━━━ SUPPLIED INFORMATION ━━━

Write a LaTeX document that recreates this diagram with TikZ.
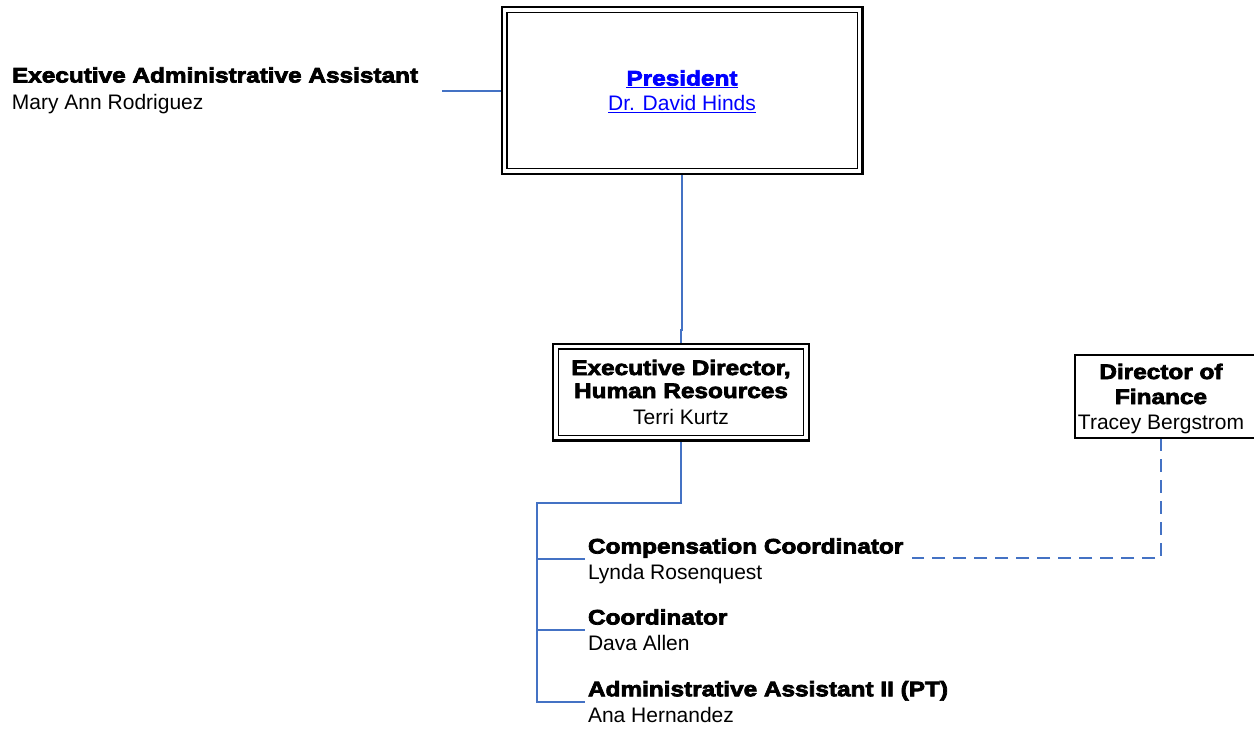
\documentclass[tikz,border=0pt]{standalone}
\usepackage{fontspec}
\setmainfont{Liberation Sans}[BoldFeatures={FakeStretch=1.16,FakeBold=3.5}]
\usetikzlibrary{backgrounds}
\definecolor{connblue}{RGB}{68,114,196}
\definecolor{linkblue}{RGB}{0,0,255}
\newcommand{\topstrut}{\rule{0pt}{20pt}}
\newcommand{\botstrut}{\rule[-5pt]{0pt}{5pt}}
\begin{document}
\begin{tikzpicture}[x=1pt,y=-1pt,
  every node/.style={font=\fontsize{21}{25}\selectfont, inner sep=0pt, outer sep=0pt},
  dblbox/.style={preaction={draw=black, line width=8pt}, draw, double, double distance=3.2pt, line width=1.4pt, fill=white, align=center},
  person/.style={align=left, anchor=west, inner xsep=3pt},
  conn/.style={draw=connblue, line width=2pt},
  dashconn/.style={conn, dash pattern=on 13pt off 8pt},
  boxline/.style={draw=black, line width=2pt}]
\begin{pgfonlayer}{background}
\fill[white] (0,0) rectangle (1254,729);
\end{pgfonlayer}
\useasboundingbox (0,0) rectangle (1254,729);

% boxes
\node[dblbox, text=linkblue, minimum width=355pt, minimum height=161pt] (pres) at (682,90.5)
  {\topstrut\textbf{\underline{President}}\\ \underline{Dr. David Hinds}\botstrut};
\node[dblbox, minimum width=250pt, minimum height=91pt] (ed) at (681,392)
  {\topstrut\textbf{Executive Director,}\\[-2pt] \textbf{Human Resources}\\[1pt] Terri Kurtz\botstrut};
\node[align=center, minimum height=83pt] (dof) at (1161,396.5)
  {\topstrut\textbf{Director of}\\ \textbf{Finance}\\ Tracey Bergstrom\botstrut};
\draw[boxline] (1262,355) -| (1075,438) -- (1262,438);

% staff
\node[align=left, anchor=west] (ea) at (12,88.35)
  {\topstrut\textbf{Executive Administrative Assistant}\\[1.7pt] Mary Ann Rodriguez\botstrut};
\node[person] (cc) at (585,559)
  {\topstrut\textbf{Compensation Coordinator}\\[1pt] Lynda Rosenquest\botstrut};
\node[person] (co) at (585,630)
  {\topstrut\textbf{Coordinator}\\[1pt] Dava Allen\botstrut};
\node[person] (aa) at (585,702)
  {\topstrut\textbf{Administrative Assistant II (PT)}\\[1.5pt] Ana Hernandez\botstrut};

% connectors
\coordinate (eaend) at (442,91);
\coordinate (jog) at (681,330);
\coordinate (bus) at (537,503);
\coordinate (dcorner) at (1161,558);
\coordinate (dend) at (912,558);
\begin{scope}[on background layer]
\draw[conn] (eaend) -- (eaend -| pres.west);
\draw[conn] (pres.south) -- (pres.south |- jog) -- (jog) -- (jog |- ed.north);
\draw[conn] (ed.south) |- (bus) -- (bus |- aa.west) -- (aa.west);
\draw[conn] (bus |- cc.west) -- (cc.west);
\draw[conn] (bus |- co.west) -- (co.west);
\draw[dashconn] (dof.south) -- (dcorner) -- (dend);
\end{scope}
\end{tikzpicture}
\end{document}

━━━

» **AIM**: Every line from the start of the listing above through the line with "(1075,438) -- (1262,438);" should be repeated exactly; skip the pictures and add nothing else.

» **WRITTEN RESPONSE**:
Write a LaTeX document that recreates this diagram with TikZ.
\documentclass[tikz,border=0pt]{standalone}
\usepackage{fontspec}
\setmainfont{Liberation Sans}[BoldFeatures={FakeStretch=1.16,FakeBold=3.5}]
\usetikzlibrary{backgrounds}
\definecolor{connblue}{RGB}{68,114,196}
\definecolor{linkblue}{RGB}{0,0,255}
\newcommand{\topstrut}{\rule{0pt}{20pt}}
\newcommand{\botstrut}{\rule[-5pt]{0pt}{5pt}}
\begin{document}
\begin{tikzpicture}[x=1pt,y=-1pt,
  every node/.style={font=\fontsize{21}{25}\selectfont, inner sep=0pt, outer sep=0pt},
  dblbox/.style={preaction={draw=black, line width=8pt}, draw, double, double distance=3.2pt, line width=1.4pt, fill=white, align=center},
  person/.style={align=left, anchor=west, inner xsep=3pt},
  conn/.style={draw=connblue, line width=2pt},
  dashconn/.style={conn, dash pattern=on 13pt off 8pt},
  boxline/.style={draw=black, line width=2pt}]
\begin{pgfonlayer}{background}
\fill[white] (0,0) rectangle (1254,729);
\end{pgfonlayer}
\useasboundingbox (0,0) rectangle (1254,729);

% boxes
\node[dblbox, text=linkblue, minimum width=355pt, minimum height=161pt] (pres) at (682,90.5)
  {\topstrut\textbf{\underline{President}}\\ \underline{Dr. David Hinds}\botstrut};
\node[dblbox, minimum width=250pt, minimum height=91pt] (ed) at (681,392)
  {\topstrut\textbf{Executive Director,}\\[-2pt] \textbf{Human Resources}\\[1pt] Terri Kurtz\botstrut};
\node[align=center, minimum height=83pt] (dof) at (1161,396.5)
  {\topstrut\textbf{Director of}\\ \textbf{Finance}\\ Tracey Bergstrom\botstrut};
\draw[boxline] (1262,355) -| (1075,438) -- (1262,438);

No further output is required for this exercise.